Today rules and classifications are followed relatively strictly and names like Grands Suchots and Les Hautes Suchots are now glorious labels of the past. They are names signalling greatness especially of the upper part of Vosne-Romanée Les Suchots
One of the best Les Suchots from the upper part of the vineyard is made at Domaine Arnoux-Lachaux in Vosne-Romanee.
It’s a special wine and since Charles Lachaux has taken over the quality has increased significantly and is now rivalling top end wines of Vosne-Romanée Les Suchots.
Les Suchots has always been a prestige wine for the Arnoux/Arnoux-Lachaux estate – so lets take a closer look at the plots and historic details.
Wine and people
Domaine Arnoux-Lachaux previously known as Domaine Robert Arnoux and before this Arnoux-Salbreux was founded in 1858.

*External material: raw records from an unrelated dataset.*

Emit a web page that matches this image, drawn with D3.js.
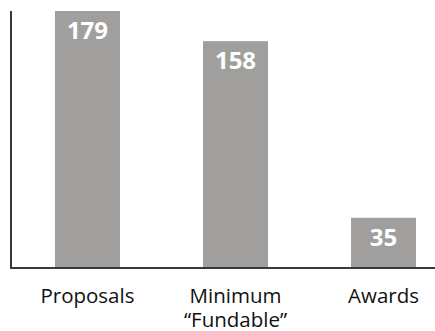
<!DOCTYPE html>
<html><head><meta charset="utf-8">
<script src="https://cdn.jsdelivr.net/npm/d3@7"></script>
<style>body{margin:0;background:#fff}svg{display:block}</style>
</head><body>
<script>
const categories = [["Proposals"], ["Minimum", "\u201CFundable\u201D"], ["Awards"]];
const values = [179, 158, 35];
const keys = ["Proposals", "Minimum Fundable", "Awards"];

(function() {
const W = 435, H = 331;
const svg = d3.select("body").append("svg").attr("width", W).attr("height", H);
const x0 = 11, base = 268, yTop = 11;
const x = d3.scaleBand().domain(keys).range([x0, 460]).paddingInner(0.561).paddingOuter(0.297);
const y = d3.scaleLinear().domain([0, 179]).range([base, yTop]);

svg.selectAll("rect.bar").data(values).join("rect")
  .attr("x", (d, i) => x(keys[i])).attr("width", x.bandwidth())
  .attr("y", d => y(d)).attr("height", d => base - y(d))
  .attr("fill", "#a09f9d");

svg.selectAll("text.val").data(values).join("text")
  .attr("x", (d, i) => x(keys[i]) + x.bandwidth() / 2)
  .attr("y", d => y(d) + 28)
  .attr("text-anchor", "middle")
  .attr("font-family", "'Open Sans', sans-serif").attr("font-weight", "bold")
  .attr("font-size", 24).attr("fill", "#fff")
  .text(d => d);

svg.append("line").attr("x1", x0).attr("x2", x0).attr("y1", yTop).attr("y2", base + 1)
  .attr("stroke", "#3a3a3a").attr("stroke-width", 2);
svg.append("line").attr("x1", x0 - 1).attr("x2", W).attr("y1", base).attr("y2", base)
  .attr("stroke", "#3a3a3a").attr("stroke-width", 2);

const lab = svg.selectAll("text.cat").data(categories).join("text")
  .attr("text-anchor", "middle")
  .attr("font-family", "'Open Sans', sans-serif").attr("font-size", 20.5)
  .attr("fill", "#111");
lab.each(function(lines, i) {
  const t = d3.select(this);
  lines.forEach((l, j) => {
    t.append("tspan").attr("x", x(keys[i]) + x.bandwidth() / 2)
      .attr("y", 302.5 + j * 24).text(l);
  });
});
})();
</script>
</body></html>
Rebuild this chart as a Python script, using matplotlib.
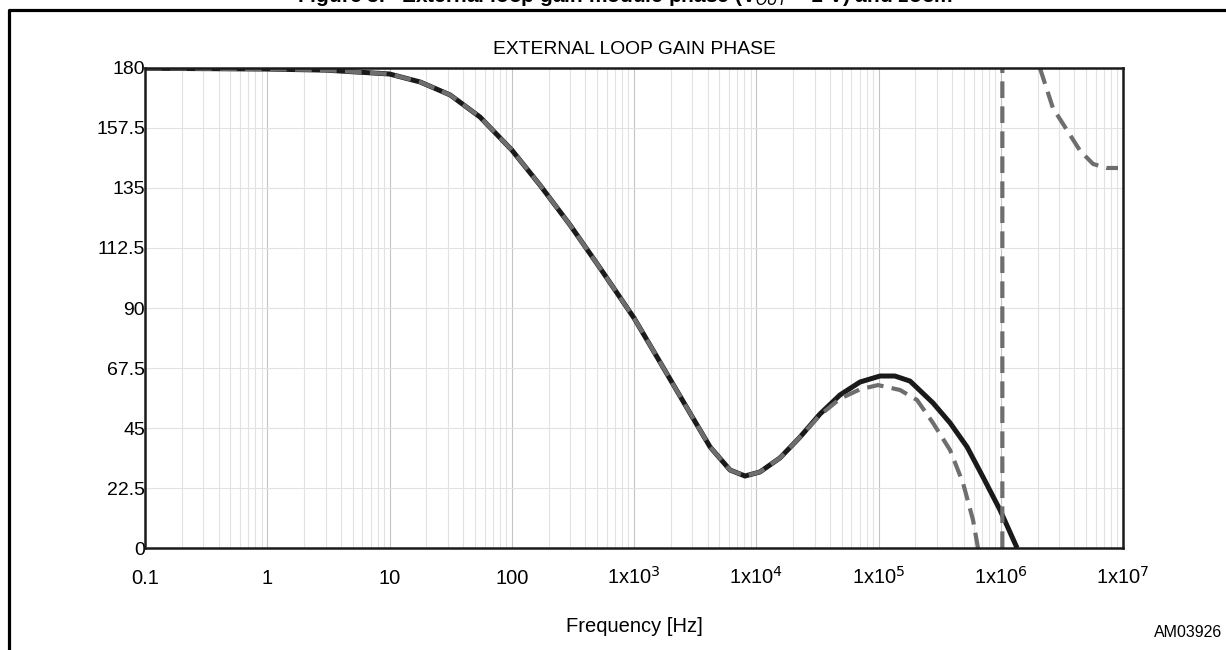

The core of the domaine was created by Charles Arnoux and Renée Salbreux, both from winemaking families in Vosne-Romanée. When Charles Arnoux passed away in 1957 his son Robert Arnoux took over and expanded the estate and laid the foundation for the estate we know today.
Robert Arnoux was born in 1931, and he was supported by his wife Clotilde Truchetet. They acquired new parcels, and in 1984 adding the current 0.35 hectare plot of Romanée-Saint-Vivant.
In 1987 the next generation was established, as Pascal Lachaux married Florence Arnoux, one of the three daughters of Robert and Clotilde Arnoux. Pascal Lachaux joined the Domaine, working with his father-in-law until Robert Arnoux passed away in February 1995.
Pascal and Florence extended the cellars and built a new winery in 2005 and they further expanded the estate, adding a 0.53 hectare plot of Latricières-Chambertin in the 2008 vintage.
The name of the estate was changed from Robert Arnoux to Domaine Arnoux-Lachaux from the 2007 vintage, to reflect the union of the two families.
Charles Lachaux is the eldest of Pascal and Florence’s three sons. He joined the Domaine in 2011. Charles has been involved in winemaking since 2012 and has managed both the vineyards and the cellar since 2015.
Charles Lachaux has made big changes at the estate, introducing a more significant use whole cluster grapes in the vinification. Furthermore he has been reducing the use of new oak and at the same time reducing the extraction – the result is more refined and airy wines.
Furthermore the work in the vineyards are changing inspired by the work done by Mme Bize-Leroy, including the use of more and more biodynamic principles.